Dans le contexte du web participatif, de nouvelles formes de publication se sont développées, elles sont à l’origine d’un renouveau des pratiques d’écriture en ligne. Chacun, amateur ou expert, peut facilement devenir producteur de contenus, créer et publier ses propres productions médiatiques : rédiger des billets pour son blog, poster articles et messages sur les réseaux, contribuer à une définition wiki ou plus simplement échanger autour de contenus produits par d’autres. Ceci, dans une intention de communication, préoccupée de mise en visibilité, de participation, et/ou de partage de savoirs.
Ces questions sont au cœur de ce nouveau numéro d’Inter CDI qui étudie – et interroge – les formes, les codes et les langages que ces productions médiatiques mobilisent, individuellement ou collectivement, compte tenu des régimes de participation dans lesquels elles s’inscrivent.

Contribuer à l’encyclopédie collaborative Wikipédia, où « le pouvoir d’écriture est distribué » entre contributeurs volontaires (pas forcément experts), implique, comme le met en évidence Gilles Sahut, de suivre certaines règles formelles, qui visent à réguler le processus de publication et garantir un niveau de qualité aux articles. Deux règles rédactionnelles, au fondement de la politique éditoriale de Wikipédia, sont étudiées dans l’article : la neutralité de point de vue et la citation des sources ; elles constituent des cadres de négociation pour trancher d’éventuels désaccords entre contributeurs, en cas de sujets controversés notamment.
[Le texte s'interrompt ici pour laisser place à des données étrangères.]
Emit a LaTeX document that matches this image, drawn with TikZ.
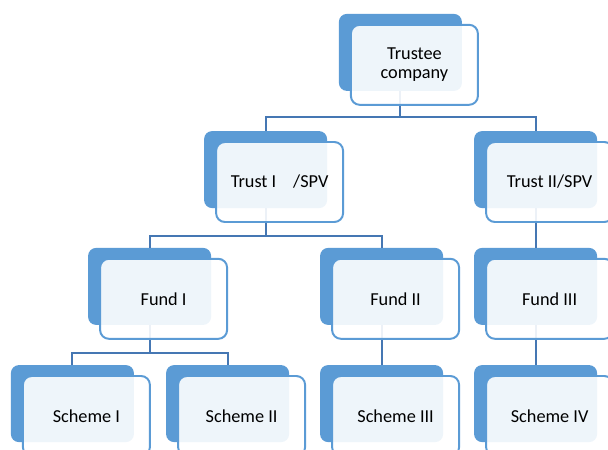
\documentclass[tikz,border=0pt]{standalone}
\usepackage{fontspec}
\setmainfont{Carlito}
\usetikzlibrary{positioning}

\definecolor{boxblue}{HTML}{5B9BD5}
\definecolor{linkblue}{HTML}{4577B3}

\begin{document}
\begin{tikzpicture}[
    node font=\fontsize{13}{13.5}\selectfont,
    back box/.style={rectangle, rounded corners=0.2cm, fill=boxblue, inner sep=0pt,
        minimum width=3.075cm, minimum height=1.925cm},
    front box/.style={rectangle, rounded corners=0.22cm, draw=boxblue, line width=1.4pt,
        fill=white, fill opacity=0.9, text opacity=1, text=black, align=center,
        inner sep=0pt, minimum width=3.175cm, minimum height=2cm,
        xshift=0.35cm, yshift=-0.31cm},
    link/.style={draw=linkblue, line width=1.5pt},
]

\clip (0,0) rectangle (15.2,-11.25);
\useasboundingbox (0,0) rectangle (15.2,-11.25);

% === Back panels ===
\node[back box] (trustee) at (10.01,-1.31) {};
\node[back box] (trust1)  at (6.64,-4.24) {};
\node[back box] (trust2)  at (13.39,-4.24) {};
\node[back box] (fund1)   at (3.74,-7.16) {};
\node[back box] (fund2)   at (9.54,-7.16) {};
\node[back box] (fund3)   at (13.39,-7.16) {};
\node[back box] (scheme1) at (1.81,-10.09) {};
\node[back box] (scheme2) at (5.69,-10.09) {};
\node[back box] (scheme3) at (9.54,-10.09) {};
\node[back box] (scheme4) at (13.39,-10.09) {};

% === Links ===
\draw[link] (trustee.south) -- ++(0,-0.65) -| (trust1.north);
\draw[link] (trustee.south) -- ++(0,-0.65) -| (trust2.north);
\draw[link] (trust1.south) -- ++(0,-0.7) -| (fund1.north);
\draw[link] (trust1.south) -- ++(0,-0.7) -| (fund2.north);
\draw[link] (trust2.south) -- (fund3.north);
\draw[link] (fund1.south) -- ++(0,-0.7) -| (scheme1.north);
\draw[link] (fund1.south) -- ++(0,-0.7) -| (scheme2.north);
\draw[link] (fund2.south) -- (scheme3.north);
\draw[link] (fund3.south) -- (scheme4.north);

% === Front panels with labels ===
\node[front box] (trustee text) at (trustee) {Trustee\\company};
\node[front box] (trust1 text)  at (trust1)  {Trust I\hspace{12pt}/SPV};
\node[front box] (trust2 text)  at (trust2)  {Trust II/SPV};
\node[front box] (fund1 text)   at (fund1)   {Fund I};
\node[front box] (fund2 text)   at (fund2)   {Fund II};
\node[front box] (fund3 text)   at (fund3)   {Fund III};
\node[front box] (scheme1 text) at (scheme1) {Scheme I};
\node[front box] (scheme2 text) at (scheme2) {Scheme II};
\node[front box] (scheme3 text) at (scheme3) {Scheme III};
\node[front box] (scheme4 text) at (scheme4) {Scheme IV};

\end{tikzpicture}
\end{document}
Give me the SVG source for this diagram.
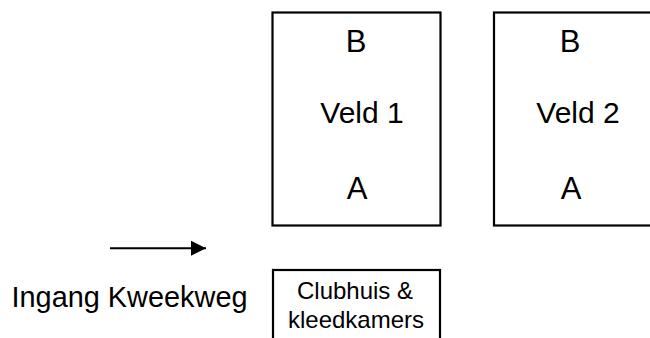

En référence aux « politiques de vérité » de Michel Foucault, l’auteur distingue six régimes épistémiques qui fonctionnent comme une grille d’analyse des désaccords éditoriaux ; ils correspondent à autant de rapports à la vérité et de conceptions de la validité, dans Wikipédia, et même au-delà. Ce qui est une invitation à faire de la question complexe du « vrai » un objet de réflexion à part entière dans le cadre d’une éducation critique à l’information et aux médias.
C’est à une autre communauté de savoir, la blogo-sphère infodoc, que s’intéresse Victoria Pfeffer-Meyer, et plus particulièrement aux récits-témoignages de six professeurs documentalistes : des productions créatives qui réinventent des rhétoriques et développent des formes nouvelles de rapport au savoir. Le processus d’écriture est multimodal, interactif, et réflexif ; le média blog sert à communiquer avec les pairs et à prendre du recul sur sa pratique. Et si les discours font une large place à l’introspection, ils sont également l’occasion de produire et de partager des savoirs, à partir de l’expérience personnelle, et de créer des réseaux de savoirs et d’acteurs. À l’occasion, ils donnent aussi à voir des situations originales (deux exemples sont donnés) : débordant de l’info-documentaire au sens strict, et mettant à profit centres d’intérêt (yoga, méditation) ou pratique personnelle (allaitement sur le lieu de travail) pour créer ou approfondir des savoirs qui, partagés, constituent des ressources pour la communauté.
Avec les résultats de l’enquête réalisée via les listes de diffusion nationale et académique par Kaltoum Mahmoudi et Emilie Dooghe, un autre type de savoir professionnel est partagé, relatif à la mise en application du décret sur les ORS dans les établissements. Derrière les mots retenus par les professeurs documentalistes pour parler des obstacles, des bricolages ou des renoncements opérés, c’est de rapports singuliers à la fonction enseignante que témoignent les discours. Le texte du décret se révèle ambigu et diversement interprétable, ce qui ne peut qu’interroger.

Au-delà de ces trois articles, de nombreuses pistes de lecture sont proposées, sur des sujets variés (condition noire, changement climatique, pratique de l’oral, nouveautés éditoriales), dans d’autres formes médiatiques, qui élargissent la focale, ouvrant sur divers savoirs à explorer.